Congratulations to Brandon Shuck and Andrew Gase who were among the winners of the 2018 GeoPRISMS AGU Student Prize!
The GeoPRISMS AGU Student Prize is awarded to students for outstanding research presented as either a talk or poster presentation at the annual AGU Fall meeting. Each year two students receive a $500 cash prize and four students are selected for honorable mention. The competition is open to both US and international students. UT students have featured among the winners every year since 2015.
The two overall winners were Kirstie Haynie (University at Buffalo) and Rachel Marzen (Columbia University in the City of New York) for best oral & poster AGU presentations. Honorable Mentions were awarded to Andrew Gase and Brandon Shuck (University of Texas Institute for Geophysics), Tiegan Hobbs (Georgia Institute of Technology) and Emmanuel Njinju (Virginia Tech).
GeoPRISMS is a community funded by the NSF which studies the origin and evolution of continental margins and supports multidisciplinary research that combine marine and terrestrial approaches. GeoPRISMS has a long history of supporting young scientists who benefit from early career scientist workshops, training exercises and awards designed to recognize achievement among young scientists.
BRANDON SHUCK
This is Brandon’s second GeoPRISMS AGU Student Prize, having received an honorable mention in 2017 for a poster presentation he gave about his research on the Eastern North American Margin, a continental rifted margin along the eastern seaboard that formed when the supercontinent Pangea broke up 200 million years ago. This year, Brandon received another honorable mention, this time for a poster presentation at AGU about seismic reflection data gathered in February and March 2018 at the Puysegur Trench, a juvenile deep-sea trench off the coast of New Zealand’s South Island, where the Australian Plate is pushed beneath the Pacific Plate. The Puysegur Trench is interesting because it is only about 10 million years old, which is relatively young compared to other tectonic plate boundaries around the world. Brandon and other scientists are using geophysical data in this location to better understand how the Australian plate started to slide under the Pacific plate, which could help unravel the long-lived mystery of how a new subduction zone forms.
“I think a lot of people were really interested in our New Zealand project,” explains Brandon, “because it was brand new data that’s been collected in an area where storms and ocean waves make it almost impossible to gather seismic data. The tectonics community has always been intrigued by the Puysegur Trench, so it was a huge success to gather new high-quality geophysical data.”

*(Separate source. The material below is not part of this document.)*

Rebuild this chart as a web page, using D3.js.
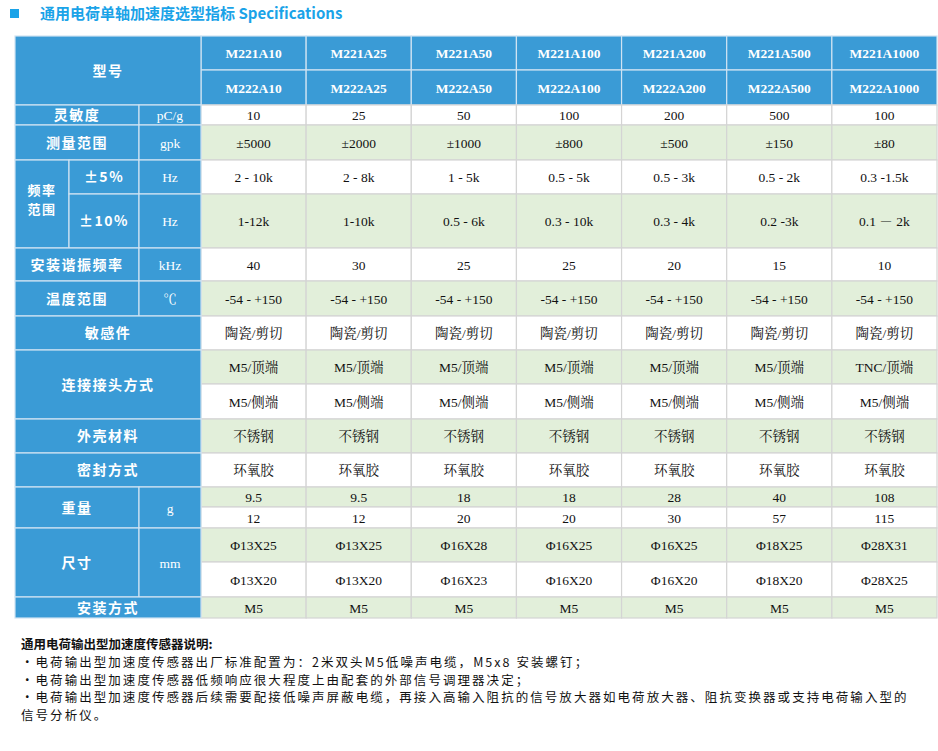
<!DOCTYPE html>
<html><head><meta charset="utf-8">
<script src="https://cdn.jsdelivr.net/npm/d3@7/dist/d3.min.js"></script>
<style>body{margin:0;background:#fff}</style></head>
<body><svg id="c" width="938" height="751"></svg>
<script>
const models1=["M221A10","M221A25","M221A50","M221A100","M221A200","M221A500","M221A1000"];
const models2=["M222A10","M222A25","M222A50","M222A100","M222A200","M222A500","M222A1000"];
const sensitivity=["10","25","50","100","200","500","100"];
const measRange=["±5000","±2000","±1000","±800","±500","±150","±80"];
const freq5=["2 - 10k","2 - 8k","1 - 5k","0.5 - 5k","0.5 - 3k","0.5 - 2k","0.3 -1.5k"];
const freq10=["1-12k","1-10k","0.5 - 6k","0.3 - 10k","0.3 - 4k","0.2 -3k","0.1 － 2k"];
const resonance=["40","30","25","25","20","15","10"];
const temp=Array(7).fill("-54 - +150");
const element=Array(7).fill("陶瓷/剪切");
const conn1=["M5/顶端","M5/顶端","M5/顶端","M5/顶端","M5/顶端","M5/顶端","TNC/顶端"];
const conn2=Array(7).fill("M5/侧端");
const housing=Array(7).fill("不锈钢");
const seal=Array(7).fill("环氧胶");
const weight1=["9.5","9.5","18","18","28","40","108"];
const weight2=["12","12","20","20","30","57","115"];
const size1=["Φ13X25","Φ13X25","Φ16X28","Φ16X25","Φ16X25","Φ18X25","Φ28X31"];
const size2=["Φ13X20","Φ13X20","Φ16X23","Φ16X20","Φ16X20","Φ18X20","Φ28X25"];
const mount=Array(7).fill("M5");
const notes=["•电荷输出型加速度传感器出厂标准配置为：2米双头M5低噪声电缆，M5x8 安装螺钉；",
"•电荷输出型加速度传感器低频响应很大程度上由配套的外部信号调理器决定；",
"•电荷输出型加速度传感器后续需要配接低噪声屏蔽电缆，再接入高输入阻抗的信号放大器如电荷放大器、阻抗变换器或支持电荷输入型的",
"信号分析仪。"];

const rows=[models1,models2,sensitivity,measRange,freq5,freq10,resonance,temp,element,conn1,conn2,housing,seal,weight1,weight2,size1,size2,mount];
const rowH=[34,35,20,35,34,54,33,35,34,34,35,34,34,20,21,34,35,21];
const bounds=[36];rowH.forEach(h=>bounds.push(bounds[bounds.length-1]+h));
const blue="#3a9bd6",green="#e2efda",grid="#d4d4d4";
const svg=d3.select("#c");
const x=d3.scaleBand().domain(d3.range(7)).range([201,937]);
const y=i=>bounds[i], h=i=>bounds[i+1]-bounds[i];
const serif="'Liberation Serif','Noto Serif CJK SC','Noto Sans CJK SC',serif";

svg.append("rect").attr("x",10).attr("y",9).attr("width",9).attr("height",9).attr("fill","#1aa3e8");
svg.append("text").attr("x",40).attr("y",19).attr("font-family","'Noto Sans CJK SC','Open Sans',sans-serif").attr("font-weight","bold").attr("font-size",15).attr("fill","#1aa3e8").text("通用电荷单轴加速度选型指标 Specifications");

rows.forEach((arr,r)=>{
  const hdr=r<2;
  const fill=hdr?blue:(r%2===1?green:"#fff");
  const g=svg.append("g");
  g.selectAll("rect").data(arr).join("rect").attr("x",(d,i)=>x(i)).attr("y",y(r)).attr("width",x.bandwidth()).attr("height",h(r))
    .attr("fill",fill).attr("stroke",hdr?"#cfe3f2":grid).attr("stroke-width",1.2);
  g.selectAll("text").data(arr).join("text").attr("x",(d,i)=>x(i)+x.bandwidth()/2).attr("y",y(r)+h(r)/2+5)
    .attr("text-anchor","middle").attr("font-family",serif).attr("font-size",13.5)
    .attr("font-weight",hdr?"bold":"normal").attr("fill",hdr?"#fff":"#111").text(d=>d);
});

const labels=[
 [15,201,0,1,"型号"],[15,139,2,2,"灵敏度"],[139,201,2,2,"pC/g"],
 [15,139,3,3,"测量范围"],[139,201,3,3,"gpk"],
 [15,69,4,5,"频率\n范围"],[69,139,4,4,"±5%"],[139,201,4,4,"Hz"],[69,139,5,5,"±10%"],[139,201,5,5,"Hz"],
 [15,139,6,6,"安装谐振频率"],[139,201,6,6,"kHz"],[15,139,7,7,"温度范围"],[139,201,7,7,"℃"],
 [15,201,8,8,"敏感件"],[15,201,9,10,"连接接头方式"],[15,201,11,11,"外壳材料"],[15,201,12,12,"密封方式"],
 [15,139,13,14,"重量"],[139,201,13,14,"g"],[15,139,15,16,"尺寸"],[139,201,15,16,"mm"],[15,201,17,17,"安装方式"]];
const lg=svg.append("g");
labels.forEach(([x0,x1,r0,r1,t])=>{
  const y0=y(r0),y1=bounds[r1+1];
  lg.append("rect").attr("x",x0).attr("y",y0).attr("width",x1-x0).attr("height",y1-y0).attr("fill",blue).attr("stroke","#cfe3f2").attr("stroke-width",1.2);
  const unit=x0===139;
  const lines=t.split("\n");
  lines.forEach((l,k)=>{
    lg.append("text").attr("x",(x0+x1)/2).attr("y",(y0+y1)/2+5+(k-(lines.length-1)/2)*19-(lines.length>1?5:0))
      .attr("text-anchor","middle").attr("fill","#fff").attr("font-size",unit?13.5:(lines.length>1?13:14))
      .attr("font-family",unit?serif:"'Noto Sans CJK SC',sans-serif").attr("font-weight",unit?"normal":"bold")
      .attr("letter-spacing",unit?0:1.5).text(l);
  });
});

const ng=svg.append("g").attr("font-family","'Noto Sans CJK SC','Liberation Serif',serif").attr("font-size",12.5).attr("fill","#111");
ng.append("text").attr("x",21).attr("y",649).attr("font-weight","bold").text("通用电荷输出型加速度传感器说明:");
ng.selectAll("text.n").data(notes).join("text").attr("class","n").attr("x",21).attr("y",(d,i)=>667+i*17.5).attr("letter-spacing",2.05).text(d=>d);
</script></body></html>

Brandon’s was one of four posters about the Puysegur Trench: each one looked at different data gathered from the same area.
“This is the second year in a row I’ve won this prize so that makes me really happy,” said Brandon. “It’s pretty cool and makes me feel very honored and appreciative to receive this award. I’m very thankful for the support from GeoPRISMS.”
ANDREW GASE
Andrew presented a talk at AGU Fall 2018 on a different part of New Zealand, the northern Hikurangi margin. The Hikurangi margin lies along the east of New Zealand’s North Island and is a fast moving subduction zone where a large volcanic plateau of the Pacific Ocean zone is descending beneath New Zealand. Over the last 150 years, plate motion along the Hikurangi margin has been marked by a few powerful earthquakes, episodes of slowly creeping slip between the tectonic plates, and local tsunamis. The SHIRE Project is a collaboration between scientists from the United States, New Zealand and Japan, trying to understand how seismicity is affected by the structure of the subduction zone. As one plate is pushed under another, the area where they meet, known as the plate boundary, can become heterogeneous: in other words, it becomes characterized by scattered geological features such as seamounts which are pushed underground by the down-going plate, or volcanic sediment stuck to the bottom of the upper plate. The SHIRE Project seeks to learn whether these provide frictional conditions that promote both fast earthquake ruptures and slow, barely perceptible tremors known as slow creep events.
Andrew has helped collect seismic data at sea and on land in New Zealand and has used these data to create images of the Earth beneath the subduction zone.
Andrew’s talk explained why studying the Hikurangi margin is important and showed some of the interesting new observations made by the SHIRE project, a UTIG-led international collaboration working to better understand earthquakes occurring at subduction zones.
“Thank you to all the judges and the GeoPRISMS community for supporting and highlighting graduate research,” said Andrew. “I am grateful for this recognition.”
Both Andrew and Brandon are supervised by Harm Van Avendonk, senior research scientist at the University of Texas Institute for Geophysics.
“Over the years, UTIG scientists have participated in quite a few projects funded by the GeoPRISMS program,” said Dr. Van Avendonk. “In these studies we have learned more about the role that tectonic plate boundaries play in the occurrence of earthquakes, the mass fluxes beneath volcanoes, and other exciting phenomena. Our students have probably gained the most from these projects and from meetings hosted by GeoPRISMS, because this community is very collaborative and interdisciplinary. It has been a great opportunity for JSG students to interact with researchers who approach the same interesting science problems with very different methods. Of course we are honored that the GeoPRISMS community recognizes the contributions of our students as well.”